The city states of Mesopotamia
Mesopotamia is a word of Greek origin meaning 'The Land Between Rivers' and is used to denote the geographical region between the Tigris and Euphrates. Neanderthals lived in caves in northern Mesopotamia some 70,000 years ago with modern humans becoming more active in the region 35,000 years ago. Whilst debate continues over exactly when, where and how the first farming and animal domestication happened, it is known it started in the Asian parts of the Fertile Crescent; most probably in Mesopotamia, around 9500BC. Villages grew across Mesopotamia from around 7000BC and bigger towns had emerged by 4000BC. A heartland of this early growth was a southerly region called Sumer, in which the world's first full-blown cities appeared around 3500BC; amongst them Ur, Kish, Lagash and Uruk, which had a population of 80,000 people at its peak. Each stood as its own, self governing city state, with all existing in near unremitting conflict for centuries. At least some Mesopotamian cultural influences extended to Egypt - whose early societies were becoming increasingly settled too - but by 3100BC both regions looked different. Whilst Egypt was a single unified kingdom, Mesopotamia was more multiplicitous in its society and governance, even within small regions like Sumer. Nevertheless, it flourished with unique splendour in art, architecture, storytelling and music; new religions emerged and a succession of world-changing innovations were made including the wheel and the first form of writing, known as Cuneiform. Sumer's city states later dwindled in power with Mesopotamian regions like Akkad, Babylonia and Assyria becoming the world's first empires, all going on to make their mark on the wider region and the different cultures that developed within it.
The rise of Islam
Islam began in the Hejaz Mountains of Arabia nearly 1500 years ago and was the third of the so-called Abrahamic faiths to emerge, with Judaism and Christianity preceding it. Whilst the religions of earlier civilisations from Egypt to Mesopotamia, Greece and Rome had all been polytheistic, the Abrahamic faiths were united by a monotheism in which it was held there was just one God. Each faith recognised Abraham - a shepherd from the Mesopotamian city of Ur, who legend has it rejected polytheism to answer one God - as a both a prophet with a new message for humanity and a patriarch from whom entire peoples were descended. Other legends unite these three faiths too, which some scholars suggest may be re-imaginings of much older stories found in Mesopotamian folklore, such as fables of a Great Flood and the riverside abandonment of an infant in a reed basket. Islam is distinguished from Judaism and Christianity chiefly on the basis it recognises the Prophet Mohammed as God's last messenger.
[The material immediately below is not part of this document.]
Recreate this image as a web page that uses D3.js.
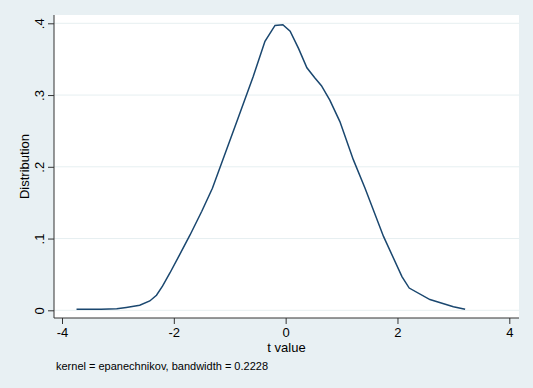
<!DOCTYPE html>
<html><head><meta charset="utf-8">
<script src="https://cdn.jsdelivr.net/npm/d3@7"></script>
<style>body{margin:0;background:#fff}svg{display:block}text{font-family:"Liberation Sans",Arial,sans-serif;fill:#000}</style>
</head><body>
<script>
const tValues = [-3.74,-3.3,-3.02,-2.85,-2.61,-2.43,-2.31,-2.2,-2.07,-1.9,-1.71,-1.5,-1.31,-0.85,-0.58,-0.37,-0.19,-0.05,0.08,0.23,0.38,0.52,0.64,0.79,0.97,1.21,1.42,1.75,2.08,2.21,2.58,3.0,3.21];
const density = [0.0014,0.0015,0.002,0.004,0.007,0.013,0.021,0.034,0.052,0.077,0.105,0.138,0.170,0.268,0.326,0.375,0.397,0.398,0.389,0.365,0.338,0.324,0.313,0.293,0.263,0.21,0.170,0.103,0.047,0.031,0.015,0.005,0.0014];
const xTicks = [-4,-2,0,2,4];
const yTicks = [0,0.1,0.2,0.3,0.4];
const yTickLabels = ["0",".1",".2",".3",".4"];
const xTitle = "t value", yTitle = "Distribution";
const note = "kernel = epanechnikov, bandwidth = 0.2228";

const W=533,H=388;
const svg=d3.select("body").append("svg").attr("width",W).attr("height",H);
svg.append("rect").attr("width",W).attr("height",H).attr("fill","#e8f0f3");
const L=54,R=519,T=15,B=318;
svg.append("rect").attr("x",L).attr("y",T).attr("width",R-L).attr("height",B-T).attr("fill","#fff");
const x=d3.scaleLinear().domain([-4,4]).range([62,509.3]);
const y=d3.scaleLinear().domain([0,0.4]).range([310.3,23.3]);
// grid
svg.append("g").selectAll("line").data(yTicks).join("line")
  .attr("x1",L).attr("x2",R).attr("y1",d=>y(d)).attr("y2",d=>y(d))
  .attr("stroke","#e6eff1").attr("stroke-width",1);
// axes
const ya=svg.append("g").attr("transform",`translate(${L},0)`)
  .call(d3.axisLeft(y).tickValues(yTicks).tickFormat((d,i)=>yTickLabels[i]).tickSize(6).tickPadding(4));
ya.select(".domain").attr("d",`M0,${T}V${B}`).attr("stroke","#333");
ya.selectAll(".tick line").attr("stroke","#333");
ya.selectAll(".tick text").attr("font-size",13).attr("text-anchor","middle")
  .attr("transform",d=>`translate(-15,0) rotate(-90)`).attr("x",0).attr("dy","0.35em");
const xa=svg.append("g").attr("transform",`translate(0,${B})`)
  .call(d3.axisBottom(x).tickValues(xTicks).tickFormat(d3.format("d")).tickSize(6).tickPadding(4));
xa.select(".domain").attr("d",`M${L},0H${R}`).attr("stroke","#333");
xa.selectAll(".tick line").attr("stroke","#333");
xa.selectAll(".tick text").attr("font-size",13).text(d=>d<0?"-"+Math.abs(d):d);
// line
svg.append("path").datum(tValues.map((t,i)=>[t,density[i]]))
  .attr("d",d3.line().x(d=>x(d[0])).y(d=>y(d[1])))
  .attr("fill","none").attr("stroke","#1a476f").attr("stroke-width",1.5);
// titles
svg.append("text").attr("x",(L+R)/2).attr("y",352).attr("text-anchor","middle").attr("font-size",13).text(xTitle);
svg.append("text").attr("transform",`translate(29,${(T+B)/2}) rotate(-90)`).attr("text-anchor","middle").attr("font-size",13).text(yTitle);
svg.append("text").attr("x",56).attr("y",370).attr("font-size",11).text(note);
</script>
</body></html>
Born as an Arab of the Quraysh tribe in 570AD, Muslims believe the Prophet Mohammed received the word of God in a series of revelations given by the Archangel Gabriel starting in 610AD. His early preachings of Islam led to exile from his hometown of Mecca, but he would later return, gathering thousands of followers to the new faith before his death in 632AD. His survivors would continue to spread the new faith with a series of astonishingly fast military operations through Asia and Africa, known as the Islamic Conquests. Around 650BC Arabia, the Levant, Mesopotamia and Egypt were all ruled by a powerful Islamic Caliphate. Islam continued to spread and remains a major force shaping societies across the region today, with its mother tongue of Arabic the dominant language too.